To validate the algorithm for filtering candidate variants described above, we generated an artificial library by mixing three libraries with different proportions (0.5% of RK442, 1.0% of RK443 and 98.5% of RK445). We performed sequencing with a depth of consensus reads of 1,000x, and analyzed the data using eVIDENCE. A detailed explanation is provided in the Supplementary Methods.

Validation of variants by targeted amplicon sequencing

To validate the identified variants, tumor DNA and their corresponding lymphocyte DNA were amplified for the selected 25 SNVs using the primers shown in Supplementary Table S5, and amplicon libraries were prepared. Sequencing was performed on MiSeq (Illumina). The average read depth at the candidate positions was 351,400x and 325,000x for the tumor and lymphocyte samples, respectively. We measured the difference in the allele frequencies of the variants between the tumor and matched normal samples by one-sided Fisher’s exact test and the cutoff P-value for significance was determined as 0.001 (Supplementary Table S5).

Digital PCR analysis for validation

For eight candidate SNVs that were not detected by targeted amplicon sequencing of the tumor DNA, the fractional abundance of variant alleles in cfDNA and genomic DNA from matched tumor and lymphocyte was analyzed by the QuantStudio 3D Digital PCR system (Thermo Fisher Scientific) according to the manufacturer’s protocols. The primers and probes are listed in Supplementary Table S9.

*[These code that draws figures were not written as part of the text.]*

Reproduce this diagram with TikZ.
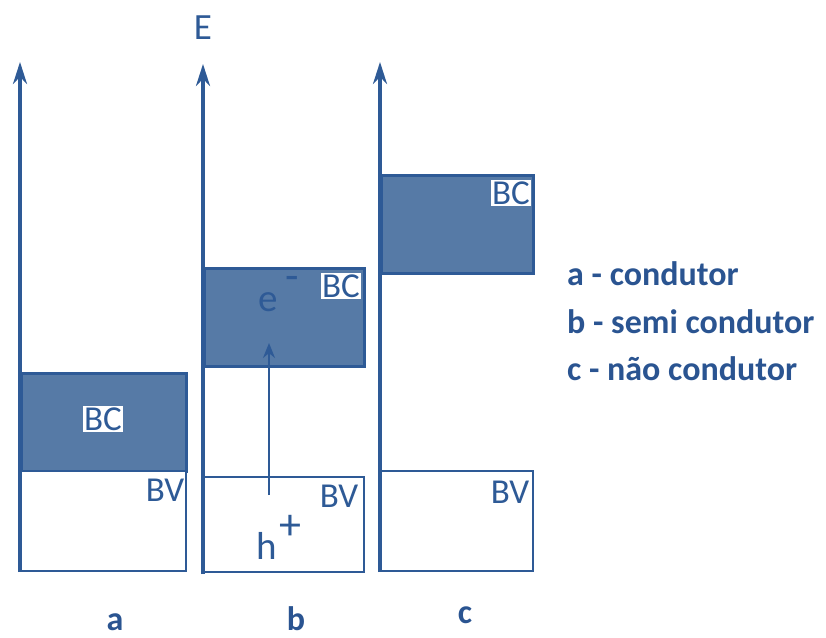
\documentclass[tikz,border=0pt]{standalone}
\usepackage{fontspec}
\setmainfont{Carlito}
\usetikzlibrary{arrows.meta}
\definecolor{bandblue}{RGB}{86,122,166}
\definecolor{lineblue}{RGB}{46,90,150}
\definecolor{textblue}{RGB}{42,84,145}
\begin{document}
\begin{tikzpicture}[x=1pt,y=-1pt,
  band/.style={rectangle, draw=lineblue, line width=2.5pt, fill=bandblue,
    inner sep=0pt, anchor=north west},
  emptyband/.style={band, fill=white, line width=2pt},
  axis/.style={draw=lineblue, line width=3.5pt, -{Stealth[length=22pt,width=14pt]}},
  jump/.style={draw=lineblue, line width=2pt, -{Stealth[length=15pt,width=12pt]}},
  tag/.style={fill=white, text=lineblue, inner sep=1.5pt,
    font=\fontsize{35}{37}\selectfont},
  bvtag/.style={text=lineblue, inner sep=0pt, font=\fontsize{35}{37}\selectfont},
  carrier/.style={text=lineblue, inner sep=0pt, font=\fontsize{39}{41}\selectfont},
  charge/.style={text=lineblue, inner sep=0pt, font=\fontsize{44}{46}\selectfont},
  legend/.style={text=textblue, anchor=base west, inner sep=0pt,
    font=\bfseries\fontsize{34}{38}\selectfont},
  panel/.style={text=textblue, anchor=base, inner sep=0pt,
    font=\bfseries\fontsize{34}{38}\selectfont}]
\useasboundingbox (0,0) rectangle (826,637);

% panel a: conductor
\node[band, minimum width=165pt, minimum height=98pt] (aBC) at (20,372) {};
\node[emptyband, minimum width=165pt, minimum height=100pt] (aBV) at (20,470) {};
% panel b: semiconductor
\node[band, minimum width=160pt, minimum height=98pt] (bBC) at (203,267) {};
\node[emptyband, minimum width=160pt, minimum height=95pt] (bBV) at (203,476) {};
% panel c: insulator
\node[band, minimum width=152pt, minimum height=98pt] (cBC) at (380,174) {};
\node[emptyband, minimum width=152pt, minimum height=100pt] (cBV) at (380,470) {};

% energy axes
\coordinate (aLow) at (20,572);  \coordinate (aTop) at (20,62);
\coordinate (bLow) at (203,574); \coordinate (bTop) at (203,64);
\coordinate (cLow) at (380,572); \coordinate (cTop) at (380,62);
\draw[axis] (aLow) -- (aTop);
\draw[axis] (bLow) -- (bTop);
\draw[axis] (cLow) -- (cTop);
\node[text=lineblue, font=\fontsize{37}{39}\selectfont] (E) at (203,28) {E};

% band labels
\node[tag] (aBCt) at (103,419) {BC};
\node[tag] (bBCt) at (341,286) {BC};
\node[tag] (cBCt) at (511,193) {BC};
\node[bvtag] (aBVt) at (165,490) {BV};
\node[bvtag] (bBVt) at (339,496) {BV};
\node[bvtag] (cBVt) at (510,492) {BV};

% electron excitation across the gap
\node[carrier] (e) at (268,302) {e};
\node[charge] (em) at (292,283) {-};
\node[carrier] (h) at (267,546) {h};
\node[charge] (hp) at (290,527) {+};
\coordinate (jumpLow) at (269,495);
\coordinate (jumpTop) at (269,343);
\draw[jump] (jumpLow) -- (jumpTop);

% legend
\node[legend] (la) at (567,285) {a - condutor};
\node[legend] (lb) at (567,333) {b - semi condutor};
\node[legend] (lc) at (567,380) {c - não condutor};

% panel names
\node[panel] (pa) at (115,630) {a};
\node[panel] (pb) at (296,630) {b};
\node[panel] (pc) at (465,623) {c};
\end{tikzpicture}
\end{document}
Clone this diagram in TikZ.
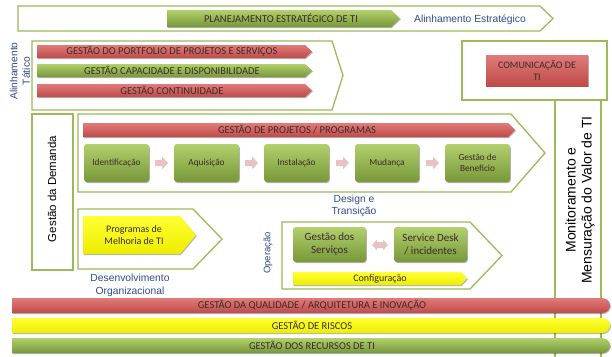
\documentclass[tikz,border=0pt]{standalone}
\usepackage{fontspec}
\setmainfont{Carlito}
\newfontfamily\arialf{Liberation Sans}
\usetikzlibrary{shadows}
\definecolor{olg}{HTML}{9BBB59}
\definecolor{redT}{HTML}{E17B79}
\definecolor{redB}{HTML}{BE4B48}
\definecolor{grnT}{HTML}{B2D06C}
\definecolor{grnB}{HTML}{779739}
\definecolor{yelT}{HTML}{FFFF33}
\definecolor{yelB}{HTML}{EDED00}
\definecolor{blueL}{HTML}{2F4B8A}
\definecolor{pinkA}{HTML}{E9C3C3}
\definecolor{darktxt}{HTML}{3A2B2B}
\newcommand\arrshape[6]{\path[#1] (#2,#3) -- ({#4-#6},#3) -- (#4,{(#3+#5)/2}) -- ({#4-#6},#5) -- (#2,#5) -- cycle;}
\newcommand\pinkr[2]{\path[pinkarr] (#1,{#2-3}) -- ({#1+7},{#2-3}) -- ({#1+7},{#2-6.5}) -- ({#1+13},#2) -- ({#1+7},{#2+6.5}) -- ({#1+7},{#2+3}) -- (#1,{#2+3}) -- cycle;}
\tikzset{
  outl/.style={draw=olg, line width=1.3pt, fill=white},
  shd/.style={drop shadow={shadow xshift=0.8pt, shadow yshift=-1pt, opacity=0.3, fill=black}},
  redbar/.style={top color=redT, bottom color=redB, shd},
  grnbar/.style={top color=grnT, bottom color=grnB, shd},
  yelbar/.style={top color=yelT, bottom color=yelB, shd},
  grnbox/.style={top color=grnT, bottom color=grnB, rounded corners=3pt, shd},
  pinkarr/.style={fill=pinkA},
  bartext/.style={font=\fontsize{10.5}{12}\selectfont, text=darktxt, inner sep=0pt},
  boxtext/.style={font=\fontsize{9.3}{11}\selectfont, text=darktxt, align=center, inner sep=0pt},
  bigtext/.style={font=\fontsize{10}{12}\selectfont, text=darktxt, align=center, inner sep=0pt},
  bluelab/.style={font=\arialf\fontsize{10.3}{12.5}\selectfont, text=blueL, align=center, inner sep=0pt},
  blacklab/.style={font=\arialf\fontsize{14}{16}\selectfont, text=black, align=center, inner sep=0pt},
}
\begin{document}
\begin{tikzpicture}[x=1pt, y=-1pt]
\useasboundingbox (0,0) rectangle (612,356);
\fill[white] (0,0) rectangle (612,356);

% ---------- Alinhamento estrategico
\path[outl] (18,6) -- (540,6) -- (553,18.5) -- (540,31) -- (18,31) -- cycle;
\arrshape{grnbar}{167}{10}{400}{27}{9}
\node[bartext] (plan) at (281,18.5) {PLANEJAMENTO ESTRATÉGICO DE TI};
\node[bluelab] (alest) at (470,20) {Alinhamento Estratégico};

% ---------- Alinhamento tatico
\path[outl] (32,41) -- (332,41) -- (343,75.5) -- (332,110) -- (32,110) -- cycle;
\arrshape{redbar}{37}{45}{312}{58}{7}
\node[bartext] (portf) at (172,51.5) {GESTÃO DO PORTFOLIO DE PROJETOS E SERVIÇOS};
\arrshape{grnbar}{37}{64}{312}{77}{7}
\node[bartext] (capac) at (172,70.5) {GESTÃO CAPACIDADE E DISPONIBILIDADE};
\arrshape{redbar}{37}{84}{312}{97}{7}
\node[bartext] (contin) at (172,90.5) {GESTÃO CONTINUIDADE};
\node[bluelab, rotate=90] (altat) at (20,71) {Alinhamento\\Tático};

% ---------- Monitoramento column and comunicacao
\path[outl] (555,100) rectangle (601,362);
\node[blacklab, rotate=90] (monit) at (580,200) {Monitoramento e\\Mensuração do Valor de TI};
\path[outl] (462,41) rectangle (607,100);
\path[redbar] (486,55) rectangle (588,86);
\node[bigtext] (comun) at (537,70.5) {COMUNICAÇÃO DE\\TI};

% ---------- Gestao da demanda
\path[outl] (32,114) rectangle (73,270);
\node[font=\arialf\fontsize{11.5}{13}\selectfont, rotate=90, inner sep=0pt] (gdem) at (52,189) {Gestão da Demanda};

% ---------- Design e transicao
\path[outl] (78,114) -- (511,114) -- (545,153) -- (511,192) -- (78,192) -- cycle;
\arrshape{redbar}{83}{123}{515}{137}{7}
\node[bartext] (gproj) at (297,130) {GESTÃO DE PROJETOS / PROGRAMAS};
\path[grnbox] (84,144) rectangle (149,182);
\node[boxtext] (ident) at (116.5,163) {Identificação};
\path[grnbox] (174,144) rectangle (239,182);
\node[boxtext] (aquis) at (206.5,163) {Aquisição};
\path[grnbox] (264,144) rectangle (329,182);
\node[boxtext] (instal) at (296.5,163) {Instalação};
\path[grnbox] (355,144) rectangle (419,182);
\node[boxtext] (mudan) at (387,163) {Mudança};
\path[grnbox] (445,144) rectangle (510,182);
\node[boxtext] (benef) at (477.5,163) {Gestão de\\Beneficio};
\pinkr{155}{163}
\pinkr{245}{163}
\pinkr{336}{163}
\pinkr{426}{163}
\node[bluelab] (design) at (354,206) {Design e\\Transição};

% ---------- Desenvolvimento organizacional
\path[outl] (78,209) -- (193,209) -- (222,239) -- (193,269) -- (78,269) -- cycle;
\arrshape{yelbar}{83}{216}{196}{254}{16}
\node[bigtext] (melh) at (134,235) {Programas de\\Melhoria de TI};
\node[bluelab] (desorg) at (130,285.5) {Desenvolvimento\\Organizacional};

% ---------- Operacao
\path[outl] (282,222) -- (470,222) -- (502,255.5) -- (470,289) -- (282,289) -- cycle;
\path[grnbox] (293,227) rectangle (366,262);
\node[bigtext, font=\fontsize{11}{13}\selectfont] (gserv) at (329.5,244.5) {Gestão dos\\Serviços};
\path[grnbox] (394,227) rectangle (467,262);
\node[bigtext, font=\fontsize{11}{13}\selectfont] (sdesk) at (430.5,244.5) {Service Desk\\/ incidentes};
\path[pinkarr] (372,245) -- (377,239.5) -- (377,242) -- (383,242) -- (383,239.5) -- (388,245) -- (383,250.5) -- (383,248) -- (377,248) -- (377,250.5) -- cycle;
\arrshape{yelbar}{293}{272}{467}{285}{6}
\node[bigtext] (config) at (380,278.5) {Configuração};
\node[bluelab, font=\arialf\fontsize{9.5}{12}\selectfont, rotate=90] (oper) at (268,253) {Operação};

% ---------- Bottom bars
\path[redbar] (12,298) -- (602,298) .. controls (607,298) and (610,302) .. (610,305.5) .. controls (610,309) and (607,313) .. (602,313) -- (12,313) -- cycle;
\node[bartext] (qual) at (312,305.5) {GESTÃO DA QUALIDADE / ARQUITETURA E INOVAÇÃO};
\path[yelbar] (12,318) -- (602,318) .. controls (607,318) and (610,322) .. (610,325.5) .. controls (610,329) and (607,333) .. (602,333) -- (12,333) -- cycle;
\node[bartext] (risc) at (312,325.5) {GESTÃO DE RISCOS};
\path[grnbar] (12,338) -- (602,338) .. controls (607,338) and (610,342) .. (610,345.5) .. controls (610,349) and (607,353) .. (602,353) -- (12,353) -- cycle;
\node[bartext] (recur) at (312,345.5) {GESTÃO DOS RECURSOS DE TI};
\end{tikzpicture}
\end{document}
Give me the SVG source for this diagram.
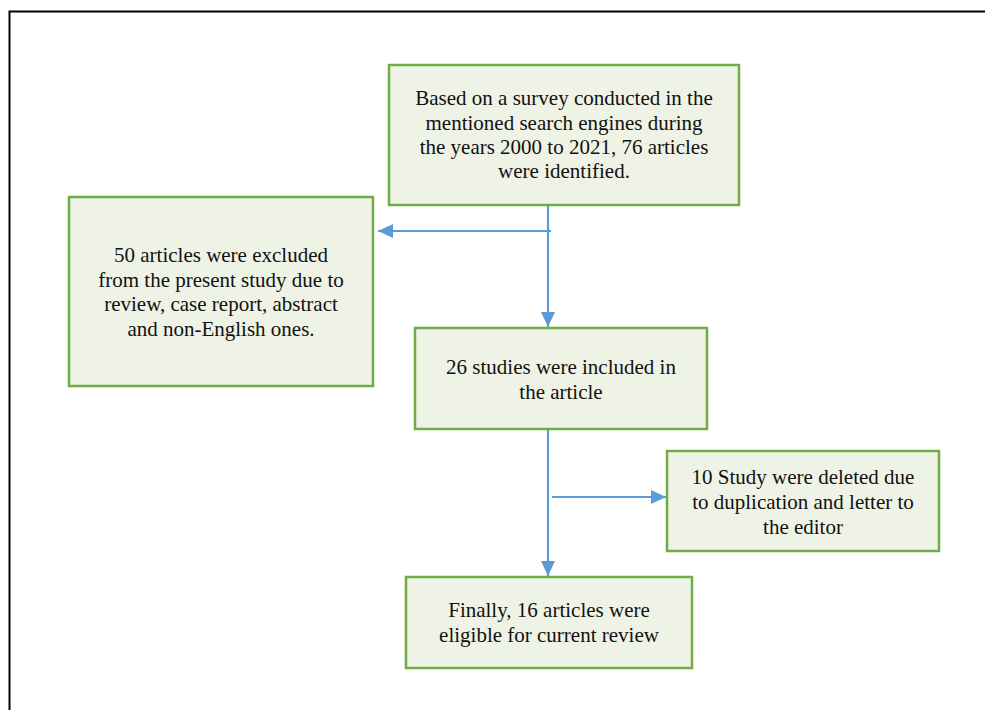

Whole-exome sequencing and targeted capture sequencing of tumor DNA

To compare variants of cfDNA with those of tumor DNA, we performed WES on one tumor sample and targeted sequencing on five samples. DNA was extracted from frozen tumor tissues and lymphocytes, and 1 μg of DNA was sheared to 200 bp peak target size. After adapter ligation and amplification, the purified library was hybridized to the Agilent SureSelect Human All Exon v6 chip (Agilent Technologies) or Agilent SureSelect XT Custom. Sequencing was performed on HiSeq2500 (Illumina) and mutation analysis was conducted using Genomon2 (https://genomon-project.github.io/GenomonPagesR/).

HBV integration and TERT rearrangement calls

To detect HBV integration, sequencing reads were mapped to the human (GRCh37) and HBV reference genome (GenBank accession: NC_003977.1). We discarded read pairs in which both reads were perfectly aligned to human or HBV genome and selected paired-end reads in which one read was mapped to the human genome and the other to the HBV genome. Read pairs that had the same UMT were grouped into UMT family and candidate integration sites supported by two or more families were used for validation. We performed breakpoint PCR validation of these candidates, and all of them were successfully validated.

To identify TERT rearrangements, we selected read pairs in which one read was mapped to TERT and its promoter region (chr5: 1253846–1305107) and the other was aligned to another chromosome or location with a distance from the paired read of >1 kb. We grouped alignment pairs that share the same UMT and UMT families within 300 bp were clustered. Clusters supported by two or more UMT families were determined as candidate TERT rearrangements. PCR validation test was performed and only one of four candidates was validated.